Monday, March 12, 2012

What's the Matter with Detroit?

For some time now Walter Russell Mead has been keeping us all apprised of the failure of blue state policies.

He has been analyzing what happens to American states and cities when a blue state mentality takes hold. That is, when the citizenry becomes overcome by the strange compulsion to vote Democratic, no matter what.

Yesterday, he offered some comments about the pending bankruptcy of Detroit. It would, he explains, merely be the final chapter in a story of systematic civic decline.

In his post, he makes the most politically salient point. Why do the people who are suffering from the failure of these policies continue to vote for the politicians who implement them?

Mead marvels at the fact that leftist intellectuals—he is thinking of Thomas Frank, author of the book, What’s the Matter with Kansas—believe that the people of Kansas, who tend to vote Republican more often than not, ought really to be voting Democratic.

According to Frank working people do not know what is good for them. It follows, as the night the day, that the media, and Fox News in particular, has brainwashed these good people into voting for a political party that represents the interests of the 1%.

The bottom line is that the people of Kansas should not vote as they wish but should vote as Thomas Frank wishes.

In fact, they once did. They gave the nation Kathleen Sebelius. How’s that working out for everyone?

Here’s Mead’s excellent analysis:

Leftie intellectuals spend a lot of time analyzing the “false consciousness” that keeps American workers voting for Republicans who (in the view of the intellectuals) support anti-worker policies. We don’t hear nearly as much from these incisive social thinkers about the false urban consciousness that keeps voters supporting policies and politicians that have ruined the cities, but there you are. Many of the policies that are dearest to the hearts of powerful Democratic politicians are responsible for wrecking the lives of many of their most loyal supporters, but the loyal supporters turn out year after year.

When American cities embraced the high cost, high regulation statist model two generations or so ago, they were often the richest and most dynamic places in the country. Increasingly “progressive” policies, with higher wages for unionized teachers, bigger bureaucracies enforcing tighter regulations, more “planning” by qualified technocrats and more government services and benefits to improve the quality of residents’ lives were supposed to take the American city into a new golden age.

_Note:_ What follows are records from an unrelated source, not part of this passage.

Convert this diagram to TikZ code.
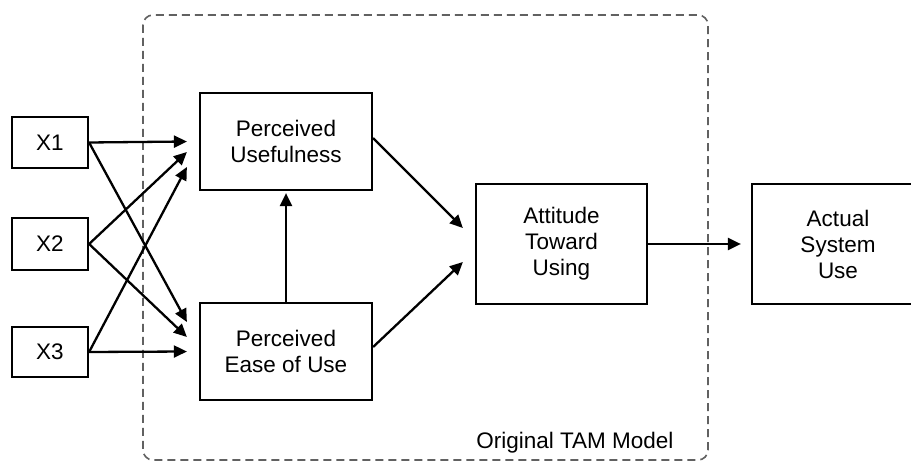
\documentclass[tikz,border=0pt]{standalone}
\usepackage{fontspec}
\setmainfont{Liberation Sans}
\usetikzlibrary{arrows.meta}
\begin{document}
\begin{tikzpicture}[x=1pt,y=-1pt,
  box/.style={draw=black,line width=2.2pt,rectangle,inner sep=0pt,align=center,
    font=\fontsize{22.5}{26}\selectfont},
  conn/.style={line width=2.3pt,-{Triangle[length=13pt,width=12pt]}},
  tam/.style={draw=black!62,line width=1.6pt,dash pattern=on 8pt off 5pt,rounded corners=10pt}]
\useasboundingbox (0,0) rectangle (911,462);
\clip (0,0) rectangle (911,462);
\fill[white] (0,0) rectangle (911,462);
% dashed frame
\draw[tam] (143,15) rectangle (708,460);
\node[anchor=base east,font=\fontsize{22.5}{26}\selectfont] (lbl) at (677,448) {Original TAM Model};
% nodes
\node[box,minimum width=76pt,minimum height=51pt] (x1) at (50,142.5) {X1};
\node[box,minimum width=76pt,minimum height=52pt] (x2) at (50,244) {X2};
\node[box,minimum width=76pt,minimum height=50pt] (x3) at (50,352) {X3};
\node[box,minimum width=172pt,minimum height=97pt] (pu) at (286,141.5) {Perceived\\Usefulness};
\node[box,minimum width=172pt,minimum height=97pt] (peou) at (286,351.5) {Perceived\\Ease of Use};
\node[box,minimum width=171pt,minimum height=120pt] (atu) at (561.5,244) {Attitude\\Toward\\Using};
\node[box,minimum width=172pt,minimum height=120pt] (asu) at (838,244) {Actual\\System\\Use};
% connectors
\draw[conn] (x1.east) -- ([xshift=-12pt]pu.west);
\draw[conn] (x2.east) -- ([xshift=-12pt,yshift=-10.5pt]pu.west);
\draw[conn] (x3.east) -- ([xshift=-12pt,yshift=-25.5pt]pu.west);
\draw[conn] (x1.east) -- ([xshift=-12pt,yshift=29.5pt]peou.west);
\draw[conn] (x2.east) -- ([xshift=-12pt,yshift=14.5pt]peou.west);
\draw[conn] (x3.east) -- ([xshift=-12pt]peou.west);
\draw[conn] (peou.north) -- ([yshift=-2pt]pu.south);
\draw[conn] ([yshift=3.5pt]pu.east) -- ([xshift=-12pt,yshift=16pt]atu.west);
\draw[conn] ([yshift=4.5pt]peou.east) -- ([xshift=-12pt,yshift=-18pt]atu.west);
\draw[conn] (atu.east) -- ([xshift=-10pt]asu.west);
\end{tikzpicture}
\end{document}
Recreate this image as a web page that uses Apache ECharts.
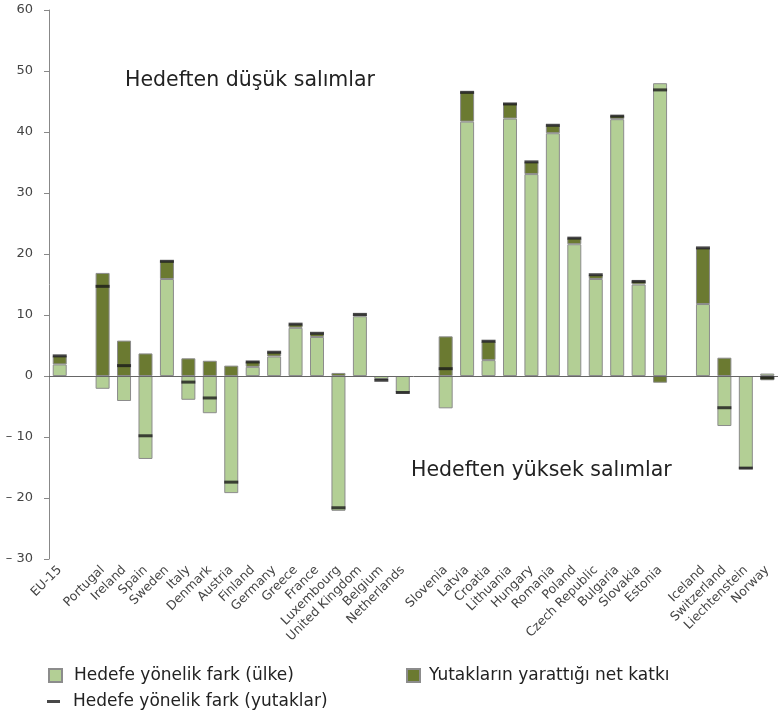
<!DOCTYPE html>
<html>
<head>
<meta charset="utf-8">
<script src="https://cdn.jsdelivr.net/npm/echarts@6/dist/echarts.min.js"></script>
<style>
  html, body { margin: 0; padding: 0; background: #fff; }
  #chart { width: 778px; height: 717px; }
</style>
</head>
<body>
<div id="chart"></div>
<script>
// kategoriler (bos olanlar gruplar arasi bosluk)
var categories = ['EU-15', '', 'Portugal', 'Ireland', 'Spain', 'Sweden', 'Italy', 'Denmark', 'Austria',
  'Finland', 'Germany', 'Greece', 'France', 'Luxembourg', 'United Kingdom', 'Belgium', 'Netherlands', '',
  'Slovenia', 'Latvia', 'Croatia', 'Lithuania', 'Hungary', 'Romania', 'Poland', 'Czech Republic',
  'Bulgaria', 'Slovakia', 'Estonia', '', 'Iceland', 'Switzerland', 'Liechtenstein', 'Norway']

// Hedefe yonelik fark (ulke)
var countryGap = [1.9, null, -2.1, -4.1, -13.6, 15.9, -3.9, -6.1, -19.2, 1.5, 3.2, 7.9, 6.4, -22.1, 9.8, -0.5, -2.7, null,
  -5.3, 41.7, 2.6, 42.2, 33.1, 39.8, 21.6, 15.9, 42.1, 15.0, 48.0, null, 11.8, -8.2, -15.1, 0.4]

// Yutaklarin yarattigi net katki
var sinkContribution = [1.4, null, 16.9, 5.8, 3.7, 3.0, 2.9, 2.5, 1.7, 0.9, 0.7, 0.6, 0.6, 0.5, 0.3, -0.2, -0.1, null,
  6.5, 4.9, 3.1, 2.5, 2.0, 1.3, 1.0, 0.7, 0.6, 0.6, -1.1, null, 9.2, 3.0, 0, -0.7]

// Hedefe yonelik fark (yutaklar)
var gapWithSinks = [3.3, null, 14.7, 1.7, -9.8, 18.8, -1.0, -3.6, -17.4, 2.3, 3.9, 8.5, 7.0, -21.6, 10.1, -0.7, -2.7, null,
  1.2, 46.5, 5.7, 44.6, 35.1, 41.1, 22.6, 16.6, 42.6, 15.5, 46.9, null, 21.0, -5.2, -15.1, -0.3]

var yTicks = [-30, -20, -10, 0, 10, 20, 30, 40, 50, 60]

var font = 'DejaVu Sans'
var chart = echarts.init(document.getElementById('chart'))

chart.setOption({
  animation: false,
  textStyle: { fontFamily: font },
  grid: {
    left: 49,
    right: 0,
    top: 10,
    bottom: 158
  },
  legend: [
    {
      left: 48,
      top: 667,
      padding: 0,
      icon: 'rect',
      itemWidth: 13,
      itemHeight: 13,
      data: ['Hedefe yönelik fark (ülke)'],
      textStyle: { fontSize: 17, color: '#222', padding: [0, 0, 0, 7] }
    },
    {
      left: 47,
      top: 693,
      padding: 0,
      icon: 'rect',
      itemWidth: 13,
      itemHeight: 3,
      data: ['Hedefe yönelik fark (yutaklar)'],
      textStyle: { fontSize: 17, color: '#222', padding: [0, 0, 0, 8] }
    },
    {
      left: 406,
      top: 667,
      padding: 0,
      icon: 'rect',
      itemWidth: 13,
      itemHeight: 13,
      data: ['Yutakların yarattığı net katkı'],
      textStyle: { fontSize: 17, color: '#222', padding: [0, 0, 0, 4] }
    }
  ],
  graphic: [
    {
      type: 'text',
      left: 125,
      top: 70,
      style: { text: 'Hedeften düşük salımlar', fontSize: 20.5, fill: '#222', fontFamily: font }
    },
    {
      type: 'text',
      left: 411,
      top: 460,
      style: { text: 'Hedeften yüksek salımlar', fontSize: 20.5, fill: '#222', fontFamily: font }
    }
  ],
  xAxis: {
    type: 'category',
    data: categories,
    axisLine: { show: false, onZero: false },
    axisTick: { show: false },
    axisLabel: {
      interval: 0,
      rotate: 45,
      margin: 9,
      fontSize: 12.5,
      color: '#444'
    }
  },
  yAxis: {
    type: 'value',
    min: yTicks[0],
    max: yTicks[yTicks.length - 1],
    interval: 10,
    splitLine: { show: false },
    axisLine: { show: true, lineStyle: { color: '#888' } },
    axisTick: { show: true, length: 5, lineStyle: { color: '#888' } },
    axisLabel: {
      fontSize: 13,
      color: '#444',
      margin: 16,
      formatter: function(v) {
        return v < 0 ? '– ' + (-v) : String(v)
      }
    }
  },
  series: [
    {
      name: 'Hedefe yönelik fark (ülke)',
      type: 'bar',
      stack: 'gap',
      barWidth: 14,
      data: countryGap,
      itemStyle: { color: '#b3cf95', borderColor: '#8c8c8c', borderWidth: 1 },
      markLine: {
        silent: true,
        symbol: ['none', 'none'],
        label: { show: false },
        lineStyle: { color: '#666', width: 1, type: 'solid' },
        data: [{ yAxis: 0 }]
      }
    },
    {
      name: 'Yutakların yarattığı net katkı',
      type: 'bar',
      stack: 'gap',
      barWidth: 14,
      data: sinkContribution,
      itemStyle: { color: '#6b7a31', borderColor: '#8c8c8c', borderWidth: 1 }
    },
    {
      name: 'Hedefe yönelik fark (yutaklar)',
      type: 'scatter',
      symbol: 'rect',
      symbolSize: [14, 3],
      z: 5,
      data: gapWithSinks,
      itemStyle: { color: '#1a1a1a' }
    }
  ]
})
</script>
</body>
</html>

It’s hard to think of many social experiments that have more disastrously failed. Now many of these once flourishing cities are hollowed out shells, while around them suburbs and increasingly exurbs flourish away from the deadening influence of urbanist politics. None of this affects the hold of progressive and urbanist ideology on true believers; if anything, they believe even more passionately in the cause.  Obviously the problem is that we haven’t spent enough on enough tenured teachers, haven’t written enough new regulations and established enough new bureaus to enforce them, haven’t published enough white papers by enough credentialed planners, haven’t extracted enough taxes and provided enough services. If we could just tax the suburbs and exurbs more heavily and spend more of the money in the cities, all would be well.

1 comment:

n.n said...

The Republicans need to moderate their ambitions. The Democrats need to step to the right. While the Democrats support policies which are sponsors of fundamental corruption, the alternative can also be followed to an extreme and is capable of mimicking the same corruption.

That said, it would be helpful to distinguish between cause and effect. The dynamic which drives progressive corruption can be clearly observed when referencing similar historical and global contexts. The dynamic that exists among conservatives, and classical liberals in general, is not nearly so clear, since both fundamental corruption (i.e. coercive), for all intents and purposes, coexists with corruption in the exception.

Anyway, as most underdeveloped and languishing locales, Detroit suffers principally from authoritarian distress. It didn't help that their economy had a shallow foundation (similar to "mining towns"). It doesn't help that they want instant gratification and our government is supporting their delusions.

Corruption and sabotaged character development go hand in hand.